Traffic mix unpredictability: The combination of local residents making familiar short trips, tourists who are unfamiliar with the road and making navigation decisions in real-time, and commercial trucks on through-freight schedules creates traffic behavior that is fundamentally unpredictable. Any participant in this mix may act unexpectedly.
No refuge from errors: On a two-lane road without a median barrier, an error by an oncoming driver directly threatens you. There is no physical barrier between your lane and an opposing vehicle that crosses the centerline.
Trucker Safety Tips
Reduce speed through South Carolina commercial strips. US-17 through Myrtle Beach and surrounding resort areas is not a highway where posted speeds are appropriate for the actual visibility and stopping distance demands. Slow down and watch for pedestrians, cyclists, and vehicles making unexpected movements.
Use full headlights on rural nighttime sections. The Low Country sections are genuinely dark. Use your high beams on rural sections when no opposing traffic is present, and prepare to encounter wildlife at any time.

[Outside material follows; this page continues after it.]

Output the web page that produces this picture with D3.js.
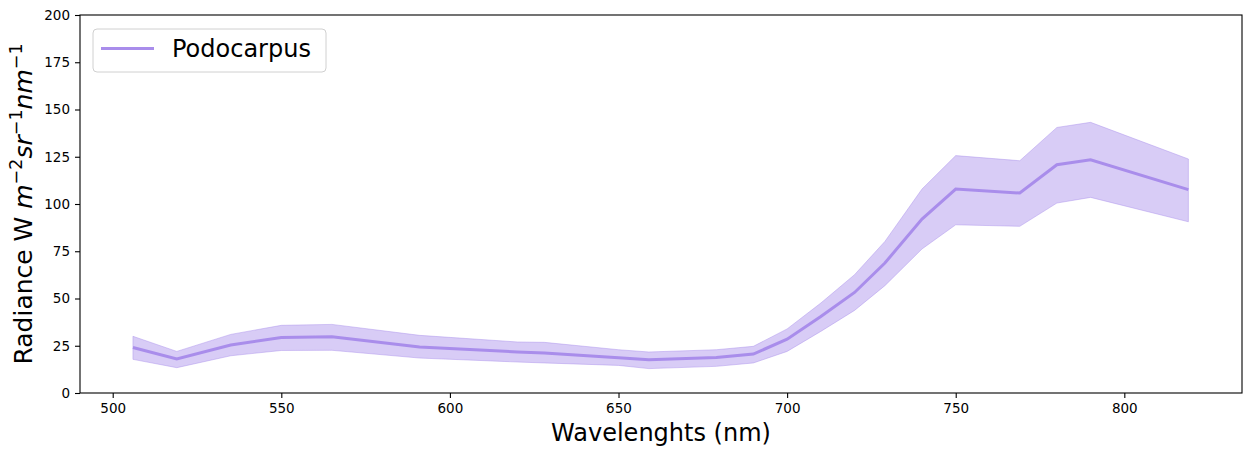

Watch for driveway and side-road conflicts. US-17 through agricultural and rural commercial sections has numerous driveway intersections where vehicles may enter the highway without adequate gap-judgment. Maintain a following distance that gives you reaction time for a vehicle that enters your lane from a side road.
Plan fuel on the rural sections. Services on US-17 are concentrated in towns. Between communities, distances can be significant and fuel stops infrequent. Know your range and fuel accordingly.
US Route 17 is a highway that earns its dangerous reputation not through dramatic single hazards but through the accumulation of infrastructure limitations, traffic unpredictability, and driver complacency that builds on a road that looks ordinary but delivers consequences that are not.